Kadir Has Üniversitesi'nde yapılan konferansta
"Article 19" isimli basın özgürlüğü kuruluşunda hukukçu aynı zamanda
Londra Üniversitesi'nde ders veren Dr. Sejal Parmar ve Bahçeşehir
Üniversitesi'nde öğretim görevlisi Mahmut Çınar konuştu; kolaylaştırıcı Çağrı
Yalkın idi.
Çınar:
Nefret söylemi tartışması öğretici
Mahmut Çınar, nefret söylemi ve ifade özgürlüğünün
sınırlarının belirlenemezliğinin en büyük sorun olduğunun ancak AİHM'in de
belirttiği gibi, nefret söyleminin insan haklarına müdahale noktasında
başladığını, Hrant Dink'in öldürülmesinden de anlaşılacağı gibi medyanın bu
söylemi oluşturmada önemli rolü olduğunu belirtti
"Medya için neyi söylemek meşru ve özgürdür"
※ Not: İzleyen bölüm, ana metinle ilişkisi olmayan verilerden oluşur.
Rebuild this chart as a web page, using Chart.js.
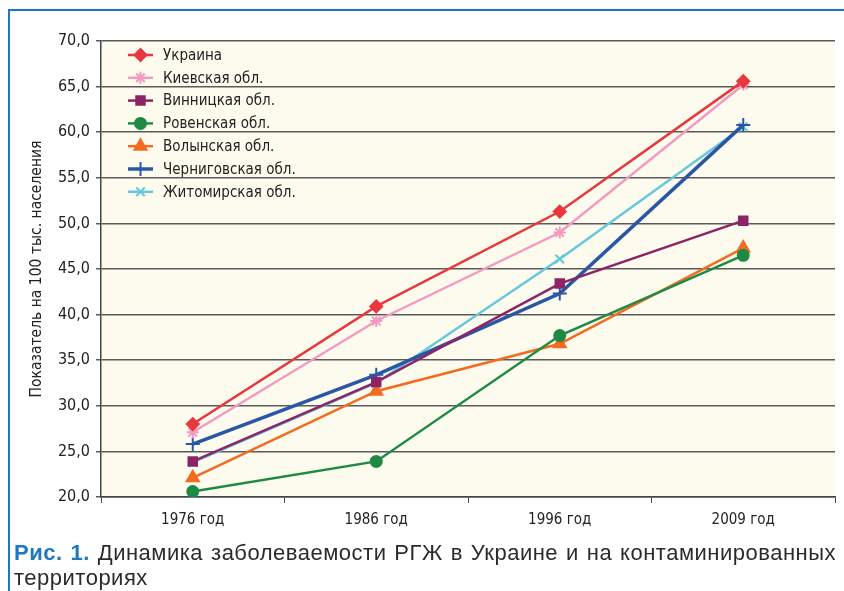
<!DOCTYPE html>
<html>
<head>
<meta charset="utf-8">
<script src="https://cdn.jsdelivr.net/npm/chart.js@4/dist/chart.umd.min.js"></script>
<style>
  html, body { margin: 0; padding: 0; background: #fff; }
  #wrap { position: relative; width: 844px; height: 591px; overflow: hidden; }
  #frame { position: absolute; left: 8px; top: 9px; width: 850px; height: 600px;
           border-left: 2px solid #1d78c1; border-top: 2px solid #1d78c1; }
  canvas { position: absolute; left: 0; top: 0; }
  #caption { position: absolute; left: 14px; top: 540px; width: 822px;
             font-family: "Liberation Sans", Arial, sans-serif; font-size: 22px;
             letter-spacing: 0.5px; line-height: 25px; color: #2b2b2b; text-align: justify; }
  #caption b { color: #1d78c1; }
</style>
</head>
<body>
<div id="wrap">
  <div id="frame"></div>
  <canvas id="chart" width="844" height="591"></canvas>
  <div id="caption"><b>Рис. 1.</b> Динамика заболеваемости РГЖ в Украине и на контаминированных территориях</div>
</div>
<script>
const years = ["1976 год", "1986 год", "1996 год", "2009 год"];
const ukraine = [28.0, 40.9, 51.3, 65.6];
const kyiv = [27.1, 39.3, 49.0, 65.2];
const vinnytsia = [23.9, 32.6, 43.4, 50.3];
const rivne = [20.6, 23.9, 37.7, 46.5];
const volyn = [22.1, 31.6, 36.8, 47.3];
const chernihiv = [25.8, 33.4, 42.3, 60.8];
const zhytomyr = [23.8, 32.5, 46.1, 60.6];

const FONT = '"DejaVu Sans Condensed", "Liberation Sans Narrow", sans-serif';

function series(label, data, color, style, radius, width) {
  return {
    label: label,
    data: data,
    borderColor: color,
    backgroundColor: color,
    pointBorderColor: color,
    pointBackgroundColor: color,
    pointStyle: style,
    pointRadius: radius,
    pointBorderWidth: 2,
    borderWidth: width || 2.5,
    tension: 0,
  };
}

// cream plot background
const bgPlugin = {
  id: "plotBg",
  beforeDraw(chart) {
    const a = chart.chartArea;
    const ctx = chart.ctx;
    ctx.save();
    ctx.fillStyle = "#fdfbee";
    ctx.fillRect(a.left, a.top, a.right - a.left, a.bottom - a.top);
    ctx.restore();
  },
};

// legend drawn inside the plot, top left
const legendPlugin = {
  id: "innerLegend",
  afterDatasetsDraw(chart) {
    const ctx = chart.ctx;
    const x0 = chart.chartArea.left + 27;
    let y = chart.chartArea.top + 14;
    ctx.save();
    chart.data.datasets.forEach((ds) => {
      ctx.strokeStyle = ds.borderColor;
      ctx.lineWidth = ds.borderWidth;
      ctx.beginPath();
      ctx.moveTo(x0, y);
      ctx.lineTo(x0 + 25, y);
      ctx.stroke();
      ctx.fillStyle = ds.backgroundColor;
      ctx.lineWidth = 2;
      Chart.helpers.drawPoint(ctx, {
        pointStyle: ds.pointStyle,
        radius: ds.pointRadius,
        borderWidth: 2,
      }, x0 + 12.5, y);
      ctx.fillStyle = "#222";
      ctx.font = "15px " + FONT;
      ctx.textBaseline = "middle";
      ctx.fillText(ds.label, x0 + 35, y + 1);
      y += 22.8;
    });
    ctx.restore();
  },
};

new Chart(document.getElementById("chart"), {
  type: "line",
  data: {
    labels: years,
    datasets: [
      series("Украина", ukraine, "#e8383d", "rectRot", 6),
      series("Киевская обл.", kyiv, "#f49ac1", "star", 6),
      series("Винницкая обл.", vinnytsia, "#8c2466", "rect", 6),
      series("Ровенская обл.", rivne, "#1e8a44", "circle", 5.5),
      series("Волынская обл.", volyn, "#f26b21", "triangle", 7),
      series("Черниговская обл.", chernihiv, "#2a56a6", "cross", 7, 3.5),
      series("Житомирская обл.", zhytomyr, "#66c8dc", "crossRot", 6),
    ],
  },
  options: {
    responsive: false,
    animation: false,
    layout: { padding: { top: 41, right: 7, left: 0, bottom: 0 } },
    plugins: {
      legend: { display: false },
      tooltip: { enabled: false },
    },
    scales: {
      x: {
        offset: true,
        grid: {
          display: true,
          offset: true,
          drawOnChartArea: false,
          color: "#444",
          tickLength: 6,
        },
        border: { color: "#444", width: 1.5 },
        ticks: { color: "#222", font: { family: FONT, size: 15 }, padding: 8 },
        afterFit(s) { s.height = 94; },
      },
      y: {
        min: 20,
        max: 70,
        ticks: {
          stepSize: 5,
          color: "#222",
          padding: 6,
          font: { family: FONT, size: 16 },
          callback: (v) => v.toFixed(1).replace(".", ","),
        },
        grid: { color: "#5a5a5a", lineWidth: 1.5, tickLength: 5 },
        border: { color: "#444", width: 1.5 },
        title: {
          display: true,
          text: "Показатель на 100 тыс. населения",
          color: "#222",
          font: { family: FONT, size: 15.5 },
          padding: { top: 28, bottom: 6 },
        },
        afterFit(s) { s.width = 101; },
      },
    },
  },
  plugins: [bgPlugin, legendPlugin],
});
</script>
</body>
</html>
tartışmasının bireysel anlamda da insanların ayrımcılık ve nefret söyleminde
kendini sorgulaması açısından önemli bir zemin açtığını söyleyen Çınar, birçok
insanın bilinçsiz bir şekilde ayrımcı söylem ürettiğini belirtti.
Yasa
yetmez, zihniyet değişmeli
Türkiye'de nefret suçları yasasının olmamasının ifade
özgürlüğünü kısıtlayacağı endişesinden kaynaklandığını ancak devletin bizatihi
kendisinin nefret söylemin faili olmasıyla da ilişkisi olduğuna dikkat çeken
Çınar, nefret söyleminin yasalarda yer almasının da her zaman yeterli
olmadığını söyledi.
"Fransa'nın kanunları çok ileri düzeyde, ancak bu
Romanlara yapılan ayrımcı politikaları engellemeye yetmedi. O yüzden nefret
söylemini üreten tarihi ve psikolojik ortamın ortadan kaldırılması gerek."
Nefret
söylemi deşifre edilmeli
Çınar, uzun vadeli bir çalışma gerektiren bu süreçte ilk
adım olarak "nefretsöylemi.org"un
yaptığı gibi nefret söylemi yapanların deşifre edilmesi ve bunun neden nefret
içerdiğini kamuoyuna anlatmak gerektiğini belirtti.
İkinci olarak ise Türkiye'de en çok nefret söylemi
üretilen milli bilincin nasıl ortaya çıktığının görünür kılınması ve
değiştirilmesi bunun da eğitim sisteminin değişmesinden geçtiğini söyledi.
Parmar:
Devlet de sorumlu medya da
Sejal Parmar, "Article 19" örgütünün de
benimsediği 2009'da Birleşmiş Milletler (BM), Avrupa Birliği (AB), çeşitli
sivil toplum örgütleri ve gazetecilerin ortaklığında yazılan Camden
İlkeleri'nde ifade özgürlüğünün korunmasında devletin yükümlülüklerinin yanında
medyanın da önemli bir yeri olduğuna dikkat çekildiğini belirtti.
"Devlet, eşitlik ve ifade özgürlüğünü anayasa ve
mevzuatlarla korumalı. Özellikle nefret söylemine (ki ben buna kışkırtma
diyorum) karşı yasalar koruyucu olmalı.
"Ana akım medya hukuki zorunlulukla
sınırlandırılmamalı ama etik sorumlulukları yerine getirmeli. Medya
çalışanları, toplumu temsil edecek şekilde olmalı. Ayrımcılıkla mücadele ve
kültürlerarası iyileştirme için rol oynamalı. Kilişeler kullanılmamalı, din,
ırk, toplumsal cinsiyet özel şekilde sunulmalı."
Parmar, medyanın yanında sivil toplum örgütlerinin
çalışmalarının, yargı eğitiminin, okul ve üniversitedeki çoğulculuk ve
ayrımcılıkla ilgili eğitimin de çok önemli olduğuna dikkat çekti.